La lutte contre les émissions de carbone de l’industrie implique un réseau complexe de facteurs différents, impliquant de nombreuses parties prenantes. Le rapport souligne donc l’importance cruciale de développer de nouveaux modèles de coopération pour conduire la transformation indispensable du secteur.
Il est également clair que sans un financement et une coopération importants, l’objectif ambitieux de parvenir à des émissions nettes nulles dans le secteur de la construction d’ici le milieu du siècle pourrait rester inaccessible, ce qui pourrait avoir des conséquences dévastatrices sur le réchauffement de la planète.
Le rôle moteur des villes dans la décarbonisation
Le rapport met en exergue des études de cas au Canada, en Finlande, au Ghana, au Guatemala, en Inde, au Pérou et au Sénégal qui illustrent comment la décarbonisation est possible grâce à des stratégies « Éviter-Changer-Améliorer ».
Il estime que les économies développées peuvent consacrer des ressources à la rénovation de bâtiments vieillissants existants, tandis que les économies émergentes peuvent remplacer les méthodes de construction à forte intensité de carbone par des matériaux de construction alternatifs à faible émission de carbone.
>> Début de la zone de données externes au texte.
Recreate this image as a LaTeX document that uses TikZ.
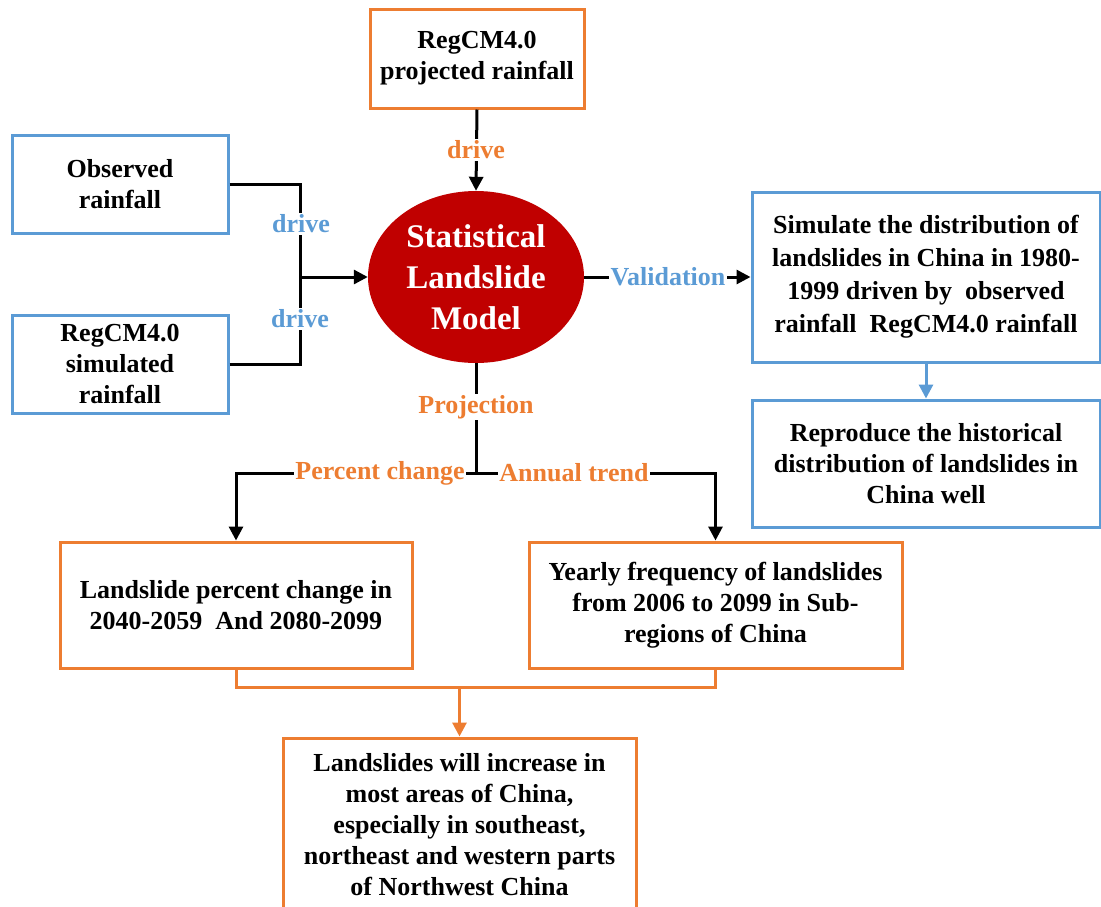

De plus les experts affirment que les villes du monde entier peuvent jouer un rôle moteur dans la mise en œuvre de la décarbonisation. Nombre d’entre elles intègrent déjà des surfaces végétalisées – toits verts, façades, assemblages muraux intérieurs – afin de réduire les émissions de carbone dans les villes, de refroidir les bâtiments, d’accroître la biodiversité urbaine, et plus encore. Le rapport appelle à envisager de rendre cette végétalisation des villes obligatoire par le biais de la législation.